Des vents parsemés de paillettes grises, signature magique de l'homme, s'élevèrent aussitôt de sa paume. Aussi vifs que puissants, ils foncèrent sur la prêtresse et l'entourèrent de leur force vibrante, lui interdisant le moindre mouvement.
Elle se retrouva prise au piège dans un filet d'air, aussi léger que résistant. Lutter était vain, et elle le savait car Nurh avait déjà eu recourt à cette magie auparavant, pourtant...
- Lâche-moi, espèce de fils de putain ! hurla-t-elle en cherchant vainement à se libérer.
Mais, comme prévu, le filet ne bougea pas d'un pouce.
- Nurh ! tonna-t-elle en redoublant d'effort dans sa lutte.
L'homme resta silencieux, se releva, épousseta la neige qui recouvrait sa cape et croisa les bras sur son torse. Son regard était dur mais résolu : Il ne céderait pas tant qu'il n'aurait pas obtenu des réponses à ses questions. Toute once d'amusement avait déserté son visage. Il était donc soit réellement en colère, soit véritablement inquiet, ou peut-être les deux à la fois. Cyl ne savait pas réellement laquelle de ces options était préférable aux autres. Elle ferma les yeux. Elle n'avait pas le temps pour tout ça, il fallait absolument qu'elle retourne au campement ! Elle tenta un ultime coup rageur dans le filet magique mais sans plus de résultat.

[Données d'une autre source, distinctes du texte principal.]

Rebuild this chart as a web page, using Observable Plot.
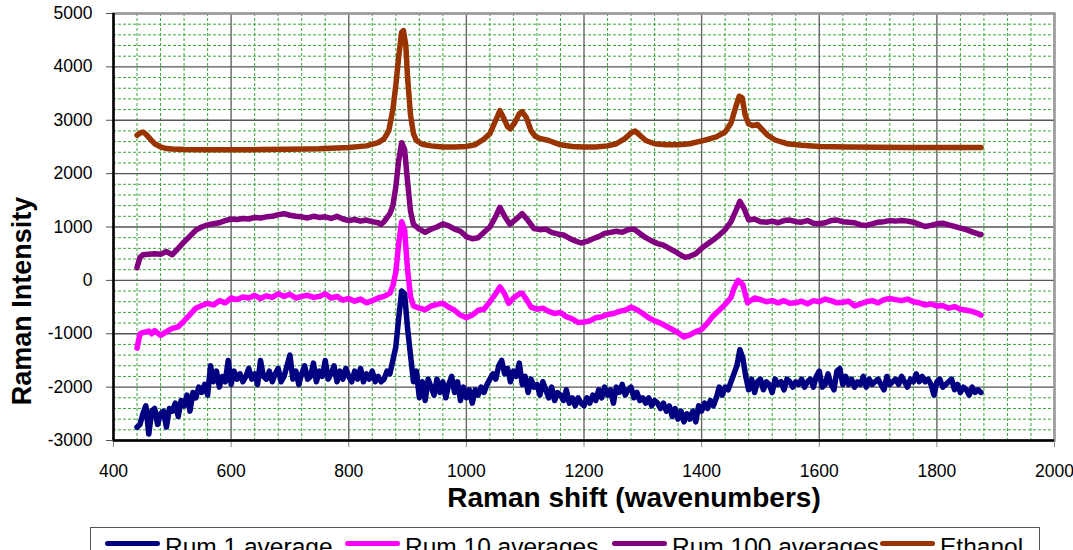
<!DOCTYPE html>
<html>
<head>
<meta charset="utf-8">
<script src="https://cdn.jsdelivr.net/npm/d3@7"></script>
<script src="https://cdn.jsdelivr.net/npm/@observablehq/plot@0.6"></script>
<style>
  html, body { margin: 0; padding: 0; background: #fff; overflow: hidden; }
  body { width: 1073px; height: 550px; font-family: "Liberation Sans", Arial, sans-serif; }
  #chart svg { display: block; font-family: "Liberation Sans", Arial, sans-serif; }
  #legend {
    position: absolute; left: 90px; top: 527px; width: 950px; height: 40px;
    border: 1px solid #555; box-sizing: border-box; background: #fff;
  }
  .item { position: absolute; top: 0; height: 30px; display: flex; align-items: center; }
  .sw { width: 55px; height: 5px; border-radius: 3px; margin-right: 5px; }
  .lab { font-size: 24.5px; color: #000; line-height: 30px; position: relative; top: 4px; white-space: nowrap; }
</style>
</head>
<body>
<div id="chart"></div>
<div id="legend"></div>
<script>
// ---- Data ----
const seriesNames = ["Rum 1 average", "Rum 10 averages", "Rum 100 averages", "Ethanol"];
const seriesColors = ["#000080", "#ff00ff", "#800080", "#993300"];

const xTicks = [400, 600, 800, 1000, 1200, 1400, 1600, 1800, 2000];
const yTicks = [-3000, -2000, -1000, 0, 1000, 2000, 3000, 4000, 5000];

// Rum 1 average: regularly sampled, start 440 cm-1, step 5 cm-1
const rum1Start = 440, rum1Step = 5;
const rum1Values = [
-2750,-2700,-2500,-2350,-2880,-2450,-2400,-2700,-2500,-2450,-2750,-2400,-2450,-2300,-2550,-2250,-2350,-2150,-2450,-2100,
-2200,-2000,-2100,-1950,-2150,-1600,-1900,-1700,-2000,-1800,-1900,-1500,-1950,-1700,-1850,-1750,-1900,-1800,-1650,-1850,
-1750,-1950,-1500,-1800,-1850,-1700,-1900,-1750,-1650,-1900,-1800,-1600,-1400,-1850,-1700,-1950,-1750,-1600,-1850,-1800,
-1550,-1900,-1700,-1800,-1500,-1850,-1750,-1600,-1900,-1700,-1850,-1650,-1800,-1900,-1700,-1850,-1650,-1900,-1750,-1850,
-1700,-1900,-1800,-1900,-1850,-1700,-1750,-1500,-1250,-700,-200,-250,-900,-1400,-1900,-1700,-2200,-1900,-2250,-1850,
-2000,-2150,-1850,-2100,-1900,-2200,-1950,-1800,-2100,-1900,-2250,-2000,-2200,-2050,-2300,-2050,-2150,-2000,-2100,-1950,
-1850,-1750,-1850,-1600,-1500,-1750,-1650,-1900,-1700,-1800,-1550,-1950,-1800,-2100,-1850,-2000,-1950,-2150,-1900,-2050,
-2200,-2000,-2250,-2100,-2150,-2250,-2050,-2300,-2200,-2350,-2200,-2300,-2350,-2200,-2300,-2150,-2250,-2050,-2200,-2000,
-2150,-2050,-2300,-2000,-2100,-1950,-2150,-2050,-2000,-2200,-2100,-2250,-2200,-2300,-2200,-2350,-2250,-2300,-2400,-2300,
-2450,-2350,-2550,-2400,-2600,-2450,-2650,-2500,-2600,-2450,-2650,-2350,-2450,-2300,-2400,-2250,-2350,-2200,-2000,-2150,
-2000,-2050,-1900,-1750,-1600,-1300,-1450,-1800,-2050,-1850,-2100,-1900,-1850,-2050,-1900,-1950,-2100,-1850,-1950,-1900,
-2050,-1850,-1900,-2000,-1900,-1950,-1850,-2000,-1900,-1850,-2000,-1800,-1700,-2000,-1950,-1750,-1950,-2050,-1700,-1650,
-1950,-1800,-1950,-1850,-2000,-1900,-1950,-1800,-2000,-1850,-1950,-1900,-1850,-1950,-2050,-1800,-1950,-1900,-1850,-1950,
-1800,-1900,-2000,-1850,-1900,-1750,-1900,-1800,-1900,-1850,-1950,-2150,-1900,-1850,-2000,-1950,-1900,-1850,-2050,-1950,
-2100,-2000,-2050,-2150,-2000,-2100,-2050,-2100
];

// Rum 10 averages: [wavenumber, intensity]
const rum10 = [
[440,-1270],[445,-1000],[450,-980],[460,-950],[465,-1000],[470,-940],[480,-1030],[490,-960],[500,-900],[510,-870],
[520,-760],[530,-640],[540,-520],[550,-470],[560,-430],[570,-460],[580,-380],[590,-420],[600,-330],[610,-360],
[620,-310],[630,-330],[640,-280],[650,-340],[660,-290],[670,-320],[680,-250],[690,-300],[700,-260],[710,-330],
[720,-300],[730,-280],[740,-320],[750,-300],[760,-250],[770,-330],[780,-300],[790,-370],[800,-340],[810,-390],
[820,-350],[830,-420],[840,-380],[850,-330],[860,-300],[870,-240],[875,-100],[880,150],[885,700],[890,1100],
[895,950],[900,200],[905,-300],[910,-480],[920,-520],[930,-550],[940,-480],[950,-450],[960,-430],[970,-500],
[980,-560],[990,-650],[1000,-700],[1010,-650],[1020,-560],[1030,-540],[1040,-400],[1050,-250],[1057,-120],[1065,-250],
[1072,-430],[1080,-330],[1090,-250],[1095,-240],[1100,-320],[1110,-500],[1120,-540],[1130,-520],[1140,-580],[1150,-620],
[1160,-600],[1170,-680],[1180,-720],[1190,-790],[1200,-780],[1210,-760],[1220,-700],[1230,-680],[1240,-640],[1250,-620],
[1260,-580],[1270,-560],[1280,-500],[1290,-550],[1300,-620],[1310,-700],[1320,-760],[1330,-800],[1340,-860],[1350,-920],
[1360,-980],[1370,-1060],[1380,-1020],[1390,-960],[1400,-920],[1410,-800],[1420,-660],[1430,-560],[1440,-450],[1450,-320],
[1455,-150],[1462,0],[1470,-80],[1478,-420],[1490,-330],[1500,-360],[1510,-400],[1520,-380],[1530,-420],[1540,-380],
[1550,-430],[1560,-420],[1570,-390],[1580,-440],[1590,-380],[1600,-400],[1610,-350],[1620,-380],[1630,-420],[1640,-410],
[1650,-390],[1660,-480],[1670,-440],[1680,-400],[1690,-380],[1700,-420],[1710,-360],[1720,-340],[1730,-360],[1740,-380],
[1750,-350],[1760,-400],[1770,-420],[1780,-460],[1790,-440],[1800,-480],[1810,-470],[1820,-520],[1830,-490],[1840,-540],
[1850,-560],[1860,-580],[1870,-620],[1875,-650]
];

// Rum 100 averages: [wavenumber, intensity]
const rum100 = [
[440,240],[445,430],[450,480],[460,490],[470,500],[480,490],[490,540],[500,480],[510,600],[520,720],
[530,830],[540,940],[550,1000],[560,1040],[570,1060],[580,1080],[590,1120],[600,1150],[610,1140],[620,1160],
[630,1150],[640,1180],[650,1170],[660,1190],[670,1200],[680,1230],[690,1250],[700,1220],[710,1200],[720,1190],
[730,1170],[740,1200],[750,1180],[760,1190],[770,1160],[780,1200],[790,1150],[800,1120],[810,1140],[820,1110],
[830,1130],[840,1100],[850,1080],[855,1050],[860,1100],[870,1250],[875,1400],[880,1750],[885,2250],[890,2580],
[895,2450],[900,1850],[905,1300],[910,1050],[920,960],[930,900],[940,960],[950,1000],[960,1060],[970,1020],
[980,960],[990,920],[1000,820],[1010,780],[1020,800],[1030,900],[1040,1000],[1050,1200],[1057,1370],[1065,1200],
[1074,1050],[1085,1150],[1095,1250],[1105,1120],[1115,970],[1125,950],[1135,960],[1145,900],[1155,870],[1165,850],
[1175,790],[1185,740],[1195,700],[1205,730],[1215,780],[1225,820],[1235,880],[1245,900],[1255,920],[1265,900],
[1275,950],[1285,960],[1295,880],[1305,800],[1315,740],[1325,690],[1335,660],[1345,600],[1355,540],[1365,470],
[1372,430],[1380,450],[1390,500],[1400,600],[1410,680],[1420,760],[1430,850],[1440,950],[1450,1100],[1458,1300],
[1465,1480],[1472,1350],[1480,1130],[1490,1150],[1500,1100],[1510,1090],[1520,1110],[1530,1080],[1540,1120],[1550,1130],
[1560,1100],[1570,1090],[1580,1120],[1590,1070],[1600,1060],[1610,1080],[1620,1120],[1630,1130],[1640,1100],[1650,1090],
[1660,1080],[1670,1040],[1680,1030],[1690,1060],[1700,1090],[1710,1100],[1720,1120],[1730,1110],[1740,1120],[1750,1110],
[1760,1090],[1770,1050],[1780,1010],[1790,1030],[1800,1060],[1810,1070],[1820,1040],[1830,1010],[1840,980],[1850,950],
[1860,910],[1870,870],[1875,860]
];

// Ethanol: [wavenumber, intensity]
const ethanol = [
[440,2720],[445,2760],[450,2780],[455,2740],[460,2680],[465,2620],[470,2560],[480,2500],[490,2470],[500,2460],
[520,2450],[560,2445],[600,2445],[650,2450],[700,2455],[750,2465],[800,2490],[830,2520],[850,2580],[860,2650],
[868,2800],[875,3200],[880,3650],[885,4200],[890,4650],[893,4680],[897,4400],[900,3800],[905,3100],[910,2750],
[915,2620],[925,2550],[940,2520],[960,2500],[980,2500],[1000,2510],[1015,2540],[1030,2650],[1040,2750],[1050,3000],
[1057,3180],[1063,3050],[1070,2880],[1075,2840],[1082,2950],[1090,3120],[1095,3160],[1102,3050],[1110,2800],[1117,2700],
[1125,2660],[1140,2620],[1160,2540],[1180,2510],[1200,2500],[1220,2500],[1240,2520],[1255,2560],[1270,2660],[1280,2760],
[1287,2800],[1295,2720],[1305,2620],[1320,2560],[1340,2540],[1360,2540],[1380,2560],[1395,2600],[1410,2640],[1425,2690],
[1440,2780],[1450,2950],[1458,3250],[1464,3450],[1469,3420],[1474,3100],[1480,2930],[1487,2900],[1495,2920],[1502,2840],
[1512,2720],[1525,2630],[1545,2560],[1570,2530],[1600,2510],[1650,2500],[1700,2495],[1750,2490],[1800,2490],[1850,2490],
[1875,2490]
];

// ---- Build tables ----
const rum1 = rum1Values.map((v, i) => [rum1Start + i * rum1Step, v]);
const seriesData = [rum1, rum10, rum100, ethanol];
const rows = [];
seriesData.forEach((arr, s) => arr.forEach(([x, y]) => rows.push({x, y, series: seriesNames[s]})));

const minorX = d3.range(400, 2001, 40).filter(v => v % 200 !== 0);
const minorY = d3.range(-3000, 5001, 200).filter(v => v % 1000 !== 0);

const drawOrder = [3, 2, 1, 0];

const chart = Plot.plot({
  width: 1073,
  height: 524,
  marginLeft: 113,
  marginRight: 19,
  marginTop: 13,
  marginBottom: 84,
  style: {fontFamily: "'Liberation Sans', Arial, sans-serif", background: "#fff", color: "#000"},
  x: {domain: [400, 2000]},
  y: {domain: [-3000, 5000]},
  color: {domain: seriesNames, range: seriesColors},
  marks: [
    Plot.ruleX(minorX, {stroke: "#3aa53a", strokeWidth: 1, strokeDasharray: "3,2"}),
    Plot.ruleY(minorY, {stroke: "#3aa53a", strokeWidth: 1, strokeDasharray: "3,2"}),
    Plot.ruleX(xTicks, {stroke: "#666", strokeWidth: 1.4}),
    Plot.ruleY(yTicks, {stroke: "#555", strokeWidth: 1.4}),
    Plot.frame({stroke: "#999", strokeWidth: 2.5}),
    Plot.axisX({ticks: xTicks, tickSize: 7, tickPadding: 17, fontSize: 17.5, stroke: "#888", tickFormat: d => String(d), label: null}),
    Plot.axisY({ticks: yTicks, tickSize: 7, tickPadding: 14, fontSize: 17.5, stroke: "#555", tickFormat: d => String(d), label: null}),
    Plot.ruleX([400], {stroke: "#000", strokeWidth: 2.5}),
    Plot.ruleY([-3000], {stroke: "#000", strokeWidth: 2.5}),
    ...drawOrder.map(s => Plot.line(rows.filter(r => r.series === seriesNames[s]), {
      x: "x", y: "y", stroke: "series", strokeWidth: 5.5,
      strokeLinejoin: "round", strokeLinecap: "round"
    })),
    Plot.text(["Raman shift (wavenumbers)"], {frameAnchor: "bottom", textAnchor: "middle", lineAnchor: "middle", dx: 50, dy: 58, fontSize: 28, fontWeight: "bold", fill: "#000"}),
    Plot.text(["Raman Intensity"], {frameAnchor: "left", textAnchor: "middle", lineAnchor: "middle", rotate: -90, dx: -91, dy: 74, fontSize: 27, fontWeight: "bold", fill: "#000"})
  ]
});
document.getElementById("chart").appendChild(chart);

// ---- Legend ----
const legend = document.getElementById("legend");
const itemLeft = [14, 254, 521, 789];
seriesNames.forEach((name, i) => {
  const it = document.createElement("div");
  it.className = "item";
  it.style.left = itemLeft[i] + "px";
  it.innerHTML = `<div class="sw" style="background:${seriesColors[i]}"></div><span class="lab">${name}</span>`;
  legend.appendChild(it);
});
</script>
</body>
</html>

- Écoute-moi bien, espèce de petite idiote, lâcha l'homme d'une voix basse et ferme, je ne sais pas ce qu'il se passe, je ne sais pas ce que tu cherches à cacher, mais je sais que c'est grave. Alors tu vas me dire dans quel bourbier tu t'es encore fourrée et nous allons t'en sortir ensemble, est-ce clair ?
Cyl serra les lèvres, ces dernières prenant l'apparence d'un pli fin et décoloré, puis ses yeux sombres se mouillèrent de larmes à peine contenues.
Nurh ne céda pas et ne relâcha pas d'un cran l'épais filet qui entourait la prêtresse. La voir dans cet état ne le réjouissait pas le moins du monde, mais il savait que c'était le seul moyen dont il disposait pour qu'elle lui avoue enfin ce qui la tourmentait.
- Rappelle-toi que je suis extrêmement patient, Cyl. Je ne céderais pas.
La prêtresse poussa un misérable hoquet. L'humiliation de s'être fait prendre au piège si facilement par Nurh se mêla à toute la colère qu'elle avait ressentie durant leur conversation, à la fatigue accumulée lors de son voyage et de son utilisation de la magie, et, enfin, à la crainte qu'elle avait éprouvé pour la Bête-Divine et le garçon. Elle craqua.
- C'est Fenned... murmura-t-elle juste avant que les larmes ne dévalent ses joues.